Wednesday, October 04, 2006

Scandal? Shock?

Let me get this straight; in a culture where daughters are too often dressed as whores and sons as gangsters, in a culture where most spend over a day a week watching fornication, rape and murder on television and in movies, in a culture where we applaud the deviance shown in "Pride" and "Love" parades as the actions of those who are otherwise just like us, we are somehow surprised, shocked, and scandalized when we see the exact same thing happen in Congress?
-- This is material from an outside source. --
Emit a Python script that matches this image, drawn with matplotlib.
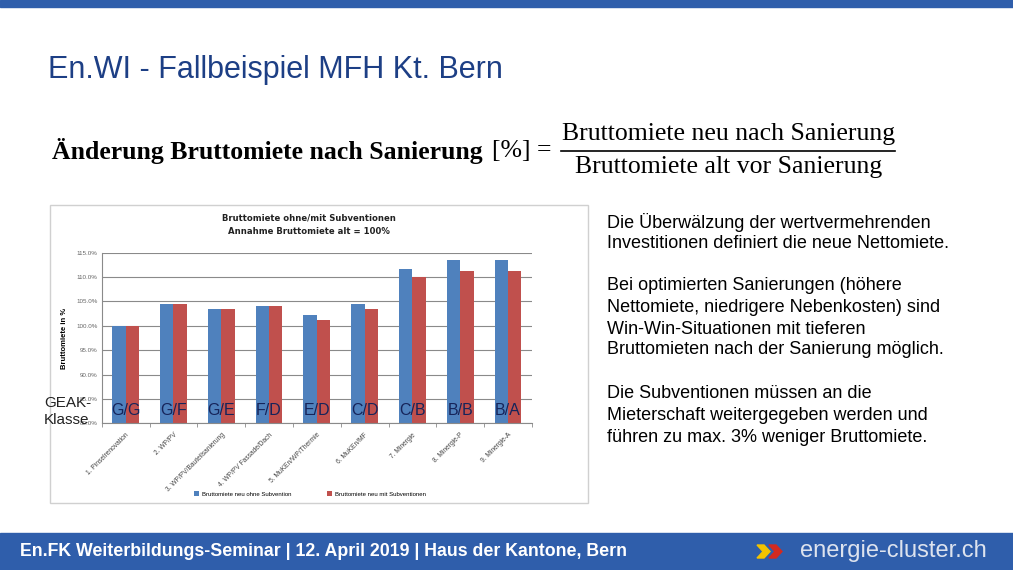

One would have thought that our computer literate generation would have known the implications of GIGO. Evidently not, however.

4 comments:

Mercy Now said...

If we do not stand up or make enough change to preserve our culture, the inevitableis God's just punishment for blatant violation of his laws. This is why we cannot be silent when we see evil popping up. When we don't, are we afraid because we may be called intolerant and therefore will not win them to Christ? Unfortunately, this is what many Christians do by only preaching love and not justice or sin, etc. When we become a culture where people think it's cool to be a Christian like 'Jesus is my Home Boy' T shirts worn by celebs, then we have lots of questions to ask ourselves like Jesus saying that we will be prosecuted for his sake. If a culture of filth thinks we are cool, then we may as well give up our 'faith'.

Bike Bubba said...

Be careful in defending one's culture--in that we can easily confuse our historic culture with Biblical culture, to our great loss. I don't think I "need" to do this with you, but just that the point bears repeating.

Mercy Now said...

So what do we need to do as Christians living in a culture that seems not to care too much for values, e.g. abortions, homosexual behavior, right and wrong, cheating & lies, abuse of children and spouse, etc.? I know we can't make a culture to obey morals like Constantine or Al Quada into the Shirah code. So the question is when should we defend/fight and when should we be silent?

Bike Bubba said...

Well, we could start by living it ourselves, no? As a dad, one of my methods is to keep the idiot box off and keep my kids more or less modestly attired. Maybe the next step is to remind the Targets and Wal-Marts of the world that the world doesn't need to see my daughter's belly, knees, and such.